About Those Sore Legs
I will not pretend it does not hurt. If you are not a regular rider, the inside of your thighs and your lower back will remind you of every minute in the saddle. The first day is manageable. The second day is when you walk like a cowboy even though you are nowhere near a horse. By day three, something clicks and the soreness becomes background noise. Stretching each evening helps. Ibuprofen helps more. Hot springs help most of all — and Chile has plenty of those.
Why This Is the Way to See Chile
I have hiked in Chile, driven in Chile, taken buses and ferries and one spectacularly turbulent small plane. But the rides are what I remember most clearly. Not because they were the most dramatic, but because they were the slowest. On a horse, the landscape comes to you at walking speed. You hear the river before you see it. You notice the way light changes on the mountains because you have been staring at them for three hours with nothing else to do.

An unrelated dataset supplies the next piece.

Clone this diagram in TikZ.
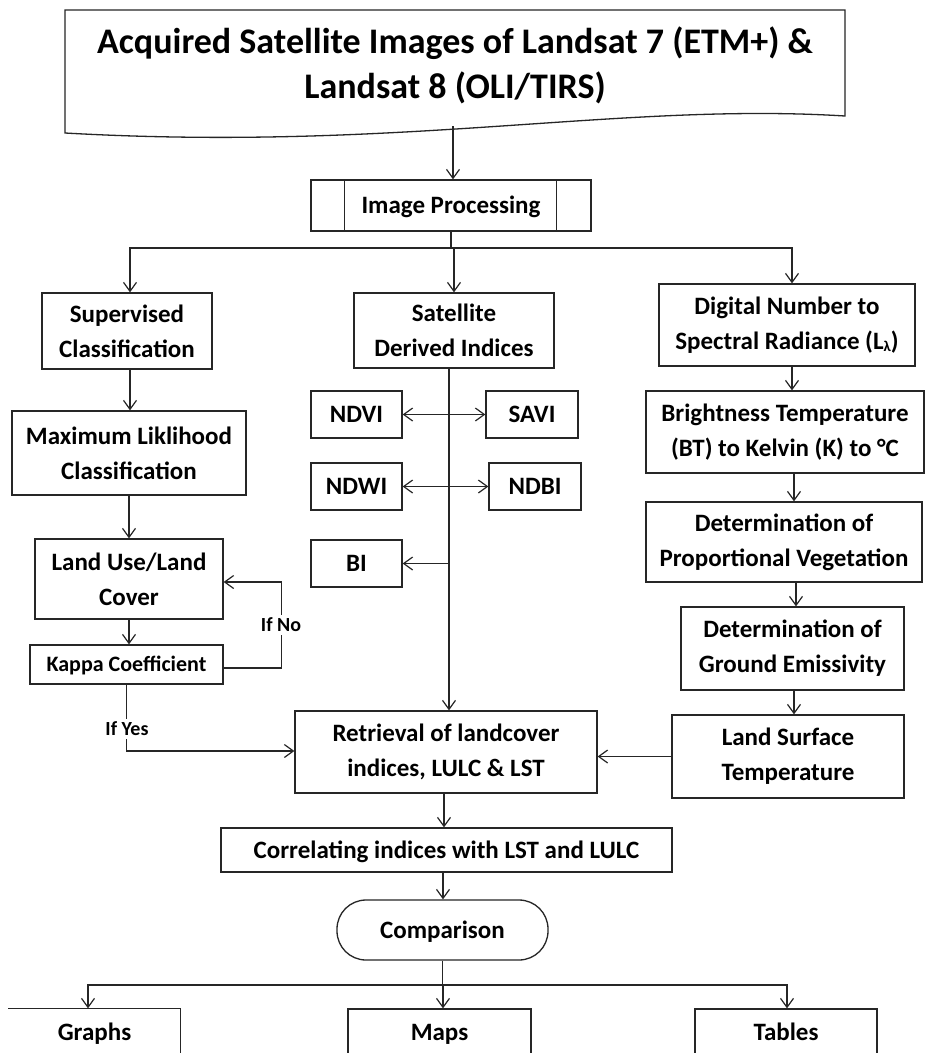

Chile's riding culture is not a tourist invention. The huasos have been here for centuries. The criollos have walked these trails since the Spanish brought their ancestors across the Atlantic. When you ride here, you are plugging into something old and real and still alive. The guide is not performing. The horse is not pretending. The trail is not repurposed. It is all genuine.
Bring proper shoes. Bring sunscreen. Bring the willingness to be sore for a couple of days. And when the huaso hands you the reins and that horse turns to look at you with an expression that says I have done this a thousand times, so just hold on — trust the horse. It knows what it is doing.